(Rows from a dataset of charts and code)
--- Begin ---
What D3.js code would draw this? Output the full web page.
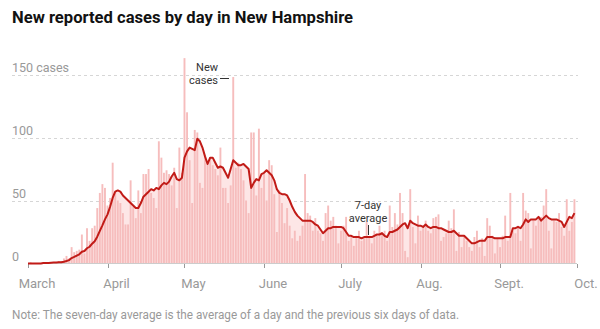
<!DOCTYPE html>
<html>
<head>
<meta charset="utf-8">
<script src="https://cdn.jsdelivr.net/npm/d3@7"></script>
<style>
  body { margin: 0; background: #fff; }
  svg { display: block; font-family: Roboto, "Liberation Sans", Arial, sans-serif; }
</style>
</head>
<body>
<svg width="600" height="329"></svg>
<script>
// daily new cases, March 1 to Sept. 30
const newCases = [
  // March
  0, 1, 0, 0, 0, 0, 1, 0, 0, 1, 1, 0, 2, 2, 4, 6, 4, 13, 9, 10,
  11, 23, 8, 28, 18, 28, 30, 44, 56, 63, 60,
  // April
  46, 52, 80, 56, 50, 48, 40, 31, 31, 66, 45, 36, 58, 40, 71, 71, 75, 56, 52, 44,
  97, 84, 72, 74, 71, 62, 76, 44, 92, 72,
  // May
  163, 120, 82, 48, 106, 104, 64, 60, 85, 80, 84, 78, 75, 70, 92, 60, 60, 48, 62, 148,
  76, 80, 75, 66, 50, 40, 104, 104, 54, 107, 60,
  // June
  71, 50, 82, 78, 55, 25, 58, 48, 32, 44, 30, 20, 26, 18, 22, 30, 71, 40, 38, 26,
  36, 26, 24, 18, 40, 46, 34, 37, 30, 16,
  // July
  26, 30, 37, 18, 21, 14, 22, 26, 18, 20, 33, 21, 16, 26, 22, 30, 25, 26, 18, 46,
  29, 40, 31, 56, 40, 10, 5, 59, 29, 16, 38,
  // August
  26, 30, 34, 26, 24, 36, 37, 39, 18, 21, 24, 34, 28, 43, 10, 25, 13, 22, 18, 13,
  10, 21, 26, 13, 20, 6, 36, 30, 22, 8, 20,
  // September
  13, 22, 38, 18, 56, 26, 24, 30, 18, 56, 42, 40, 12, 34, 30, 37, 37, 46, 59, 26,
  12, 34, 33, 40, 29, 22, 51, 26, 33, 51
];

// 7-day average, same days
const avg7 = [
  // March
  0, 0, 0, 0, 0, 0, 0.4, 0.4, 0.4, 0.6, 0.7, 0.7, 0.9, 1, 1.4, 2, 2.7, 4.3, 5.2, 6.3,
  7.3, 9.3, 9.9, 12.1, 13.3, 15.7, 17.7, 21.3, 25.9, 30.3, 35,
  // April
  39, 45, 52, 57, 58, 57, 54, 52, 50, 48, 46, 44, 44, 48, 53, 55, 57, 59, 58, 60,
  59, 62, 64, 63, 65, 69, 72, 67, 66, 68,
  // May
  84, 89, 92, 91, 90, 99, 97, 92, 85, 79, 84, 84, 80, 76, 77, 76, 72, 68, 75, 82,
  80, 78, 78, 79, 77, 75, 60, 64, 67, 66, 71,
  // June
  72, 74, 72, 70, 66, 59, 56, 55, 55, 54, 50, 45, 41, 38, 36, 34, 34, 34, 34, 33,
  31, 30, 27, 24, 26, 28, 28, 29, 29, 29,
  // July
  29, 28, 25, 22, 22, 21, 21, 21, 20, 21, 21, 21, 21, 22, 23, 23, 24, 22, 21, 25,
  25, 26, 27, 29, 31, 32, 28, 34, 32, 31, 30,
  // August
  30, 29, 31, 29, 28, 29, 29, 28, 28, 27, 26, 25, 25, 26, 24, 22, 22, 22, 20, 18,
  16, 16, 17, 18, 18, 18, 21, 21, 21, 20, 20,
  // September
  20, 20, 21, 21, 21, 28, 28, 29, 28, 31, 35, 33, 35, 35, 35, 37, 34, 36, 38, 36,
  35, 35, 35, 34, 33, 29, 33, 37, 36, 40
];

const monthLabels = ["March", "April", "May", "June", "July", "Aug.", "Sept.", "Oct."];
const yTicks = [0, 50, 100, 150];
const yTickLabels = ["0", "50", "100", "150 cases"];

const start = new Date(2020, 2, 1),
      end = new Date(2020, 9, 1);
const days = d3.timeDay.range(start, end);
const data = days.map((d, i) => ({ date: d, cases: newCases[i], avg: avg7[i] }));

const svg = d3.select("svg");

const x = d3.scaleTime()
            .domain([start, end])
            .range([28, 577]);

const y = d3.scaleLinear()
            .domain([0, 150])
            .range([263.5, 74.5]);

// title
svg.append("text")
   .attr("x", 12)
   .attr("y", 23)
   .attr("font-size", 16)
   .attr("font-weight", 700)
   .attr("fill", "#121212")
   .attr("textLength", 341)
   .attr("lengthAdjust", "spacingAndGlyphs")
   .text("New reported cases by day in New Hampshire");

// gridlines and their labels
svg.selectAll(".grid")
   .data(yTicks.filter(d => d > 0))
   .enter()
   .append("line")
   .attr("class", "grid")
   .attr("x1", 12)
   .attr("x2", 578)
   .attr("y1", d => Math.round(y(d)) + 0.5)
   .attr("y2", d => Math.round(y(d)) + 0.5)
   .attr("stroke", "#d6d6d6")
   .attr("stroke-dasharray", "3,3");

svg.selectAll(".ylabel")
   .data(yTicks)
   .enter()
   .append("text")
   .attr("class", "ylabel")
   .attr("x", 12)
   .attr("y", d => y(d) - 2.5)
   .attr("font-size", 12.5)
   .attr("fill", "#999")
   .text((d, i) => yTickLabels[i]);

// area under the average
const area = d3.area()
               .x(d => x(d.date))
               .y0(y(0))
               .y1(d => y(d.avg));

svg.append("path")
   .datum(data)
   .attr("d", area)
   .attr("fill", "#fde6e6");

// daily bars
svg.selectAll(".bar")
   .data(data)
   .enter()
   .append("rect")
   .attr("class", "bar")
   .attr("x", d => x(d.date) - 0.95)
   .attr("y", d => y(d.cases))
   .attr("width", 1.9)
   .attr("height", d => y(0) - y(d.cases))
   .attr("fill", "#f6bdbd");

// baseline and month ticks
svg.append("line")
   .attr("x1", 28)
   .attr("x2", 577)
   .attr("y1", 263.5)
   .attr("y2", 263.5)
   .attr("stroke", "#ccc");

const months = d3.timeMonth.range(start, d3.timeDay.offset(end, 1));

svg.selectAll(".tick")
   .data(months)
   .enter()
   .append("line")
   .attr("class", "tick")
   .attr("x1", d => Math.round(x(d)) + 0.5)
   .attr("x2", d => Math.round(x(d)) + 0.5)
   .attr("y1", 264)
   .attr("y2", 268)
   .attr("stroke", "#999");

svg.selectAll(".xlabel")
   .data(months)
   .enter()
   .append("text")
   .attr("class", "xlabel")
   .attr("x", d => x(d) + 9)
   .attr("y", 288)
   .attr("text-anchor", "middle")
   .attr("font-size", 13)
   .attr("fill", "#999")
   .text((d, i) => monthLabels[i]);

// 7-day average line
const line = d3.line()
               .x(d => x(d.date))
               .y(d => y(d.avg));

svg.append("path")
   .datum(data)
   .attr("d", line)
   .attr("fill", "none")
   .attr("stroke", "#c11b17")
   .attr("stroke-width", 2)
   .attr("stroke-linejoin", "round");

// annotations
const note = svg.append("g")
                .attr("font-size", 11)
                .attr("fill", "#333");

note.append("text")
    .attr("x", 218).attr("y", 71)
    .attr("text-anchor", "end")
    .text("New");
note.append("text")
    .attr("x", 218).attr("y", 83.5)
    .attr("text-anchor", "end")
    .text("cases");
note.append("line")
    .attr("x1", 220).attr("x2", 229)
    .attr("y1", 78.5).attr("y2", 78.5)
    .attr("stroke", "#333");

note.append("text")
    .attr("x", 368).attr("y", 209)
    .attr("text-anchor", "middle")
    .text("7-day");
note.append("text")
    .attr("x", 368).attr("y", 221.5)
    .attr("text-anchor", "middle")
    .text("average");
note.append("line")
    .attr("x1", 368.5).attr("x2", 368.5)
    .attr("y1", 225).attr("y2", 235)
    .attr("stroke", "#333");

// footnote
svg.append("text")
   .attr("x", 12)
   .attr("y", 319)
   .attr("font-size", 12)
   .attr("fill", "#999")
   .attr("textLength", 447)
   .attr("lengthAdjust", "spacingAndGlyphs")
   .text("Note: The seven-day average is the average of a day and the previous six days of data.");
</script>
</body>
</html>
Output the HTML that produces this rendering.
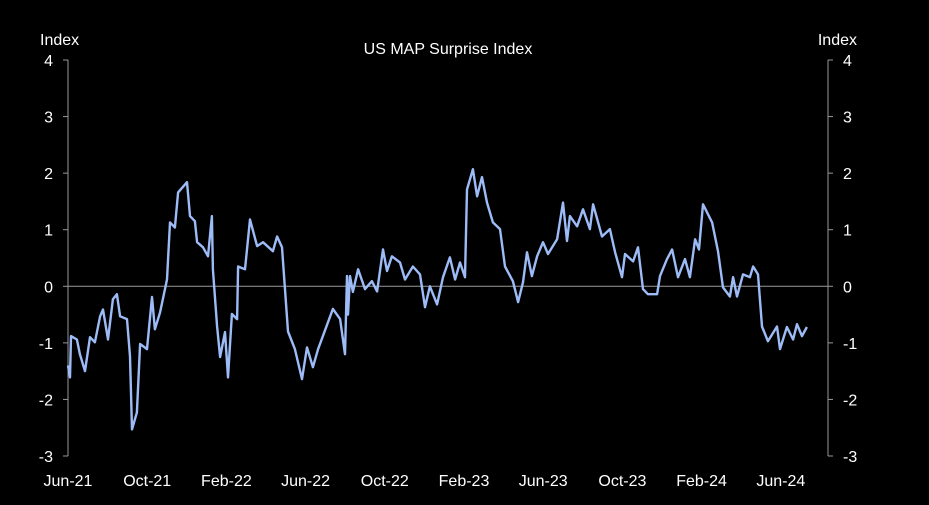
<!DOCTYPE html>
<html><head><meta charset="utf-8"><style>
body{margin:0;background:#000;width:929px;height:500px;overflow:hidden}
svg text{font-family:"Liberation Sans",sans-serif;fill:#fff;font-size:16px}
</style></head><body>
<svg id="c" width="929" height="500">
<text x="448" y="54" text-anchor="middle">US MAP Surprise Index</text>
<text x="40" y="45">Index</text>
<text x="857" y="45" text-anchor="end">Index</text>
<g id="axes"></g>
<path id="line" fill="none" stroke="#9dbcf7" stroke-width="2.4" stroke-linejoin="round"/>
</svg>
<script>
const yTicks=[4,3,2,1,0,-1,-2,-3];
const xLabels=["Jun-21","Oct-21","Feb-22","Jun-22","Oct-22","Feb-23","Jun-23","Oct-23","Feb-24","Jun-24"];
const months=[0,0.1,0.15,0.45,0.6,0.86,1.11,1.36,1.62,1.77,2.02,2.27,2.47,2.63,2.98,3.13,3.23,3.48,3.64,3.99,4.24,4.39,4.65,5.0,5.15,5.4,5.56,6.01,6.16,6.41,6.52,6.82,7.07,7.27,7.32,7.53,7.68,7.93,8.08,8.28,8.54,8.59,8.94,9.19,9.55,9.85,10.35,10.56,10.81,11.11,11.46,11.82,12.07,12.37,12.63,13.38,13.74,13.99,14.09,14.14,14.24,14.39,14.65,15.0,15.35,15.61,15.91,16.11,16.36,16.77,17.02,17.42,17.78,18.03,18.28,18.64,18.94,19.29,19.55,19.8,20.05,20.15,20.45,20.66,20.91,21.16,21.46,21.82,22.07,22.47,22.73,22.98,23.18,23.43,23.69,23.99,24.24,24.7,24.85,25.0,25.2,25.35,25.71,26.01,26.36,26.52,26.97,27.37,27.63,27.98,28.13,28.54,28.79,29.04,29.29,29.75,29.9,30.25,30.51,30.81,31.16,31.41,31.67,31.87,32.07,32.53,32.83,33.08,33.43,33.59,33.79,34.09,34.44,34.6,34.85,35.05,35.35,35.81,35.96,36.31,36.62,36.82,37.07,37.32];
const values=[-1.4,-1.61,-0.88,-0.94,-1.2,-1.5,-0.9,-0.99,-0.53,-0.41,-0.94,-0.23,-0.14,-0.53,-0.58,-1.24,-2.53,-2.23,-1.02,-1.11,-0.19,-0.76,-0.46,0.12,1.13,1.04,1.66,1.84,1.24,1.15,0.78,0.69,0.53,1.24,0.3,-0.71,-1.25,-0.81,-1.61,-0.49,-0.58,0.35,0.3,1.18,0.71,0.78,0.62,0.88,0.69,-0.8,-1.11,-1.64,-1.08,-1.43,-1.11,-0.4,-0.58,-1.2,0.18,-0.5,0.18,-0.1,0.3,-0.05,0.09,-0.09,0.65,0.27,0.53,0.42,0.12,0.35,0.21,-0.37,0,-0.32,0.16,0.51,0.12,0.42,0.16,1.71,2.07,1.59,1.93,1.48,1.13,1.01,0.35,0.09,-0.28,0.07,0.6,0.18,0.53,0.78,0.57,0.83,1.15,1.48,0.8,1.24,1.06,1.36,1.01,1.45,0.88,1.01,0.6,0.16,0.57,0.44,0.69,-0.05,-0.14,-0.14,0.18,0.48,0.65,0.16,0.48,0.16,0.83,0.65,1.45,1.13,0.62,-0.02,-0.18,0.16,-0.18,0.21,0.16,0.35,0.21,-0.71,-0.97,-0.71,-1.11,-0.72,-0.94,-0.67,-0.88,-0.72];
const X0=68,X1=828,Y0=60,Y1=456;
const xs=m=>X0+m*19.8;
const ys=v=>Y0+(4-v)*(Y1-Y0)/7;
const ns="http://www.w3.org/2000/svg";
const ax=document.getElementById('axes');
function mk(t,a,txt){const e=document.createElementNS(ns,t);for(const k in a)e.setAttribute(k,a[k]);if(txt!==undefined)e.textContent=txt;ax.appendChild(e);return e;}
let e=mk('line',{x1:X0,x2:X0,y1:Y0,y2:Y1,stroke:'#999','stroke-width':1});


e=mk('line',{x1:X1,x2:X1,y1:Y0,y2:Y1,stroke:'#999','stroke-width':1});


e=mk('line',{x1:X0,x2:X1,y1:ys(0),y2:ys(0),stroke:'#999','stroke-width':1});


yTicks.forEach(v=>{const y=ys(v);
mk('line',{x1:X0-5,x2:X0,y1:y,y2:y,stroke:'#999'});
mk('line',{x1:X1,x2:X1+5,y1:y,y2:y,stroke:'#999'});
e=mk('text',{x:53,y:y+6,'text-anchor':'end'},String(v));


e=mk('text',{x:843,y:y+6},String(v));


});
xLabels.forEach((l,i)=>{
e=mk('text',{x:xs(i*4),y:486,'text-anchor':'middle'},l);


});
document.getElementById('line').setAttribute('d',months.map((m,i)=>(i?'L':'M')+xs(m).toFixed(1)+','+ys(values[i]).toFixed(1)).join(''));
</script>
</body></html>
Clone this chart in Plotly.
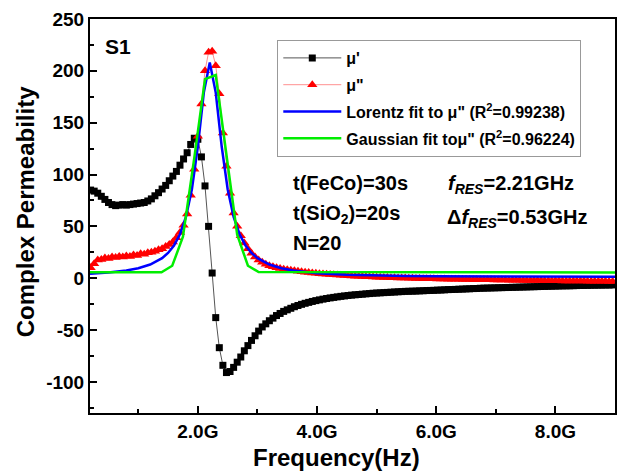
--- End ---
[What is being asked] Find the word "Output" and list each line it appears in.

[Worked solution]
What D3.js code would draw this? Output the full web page.
Output the HTML that produces this rendering.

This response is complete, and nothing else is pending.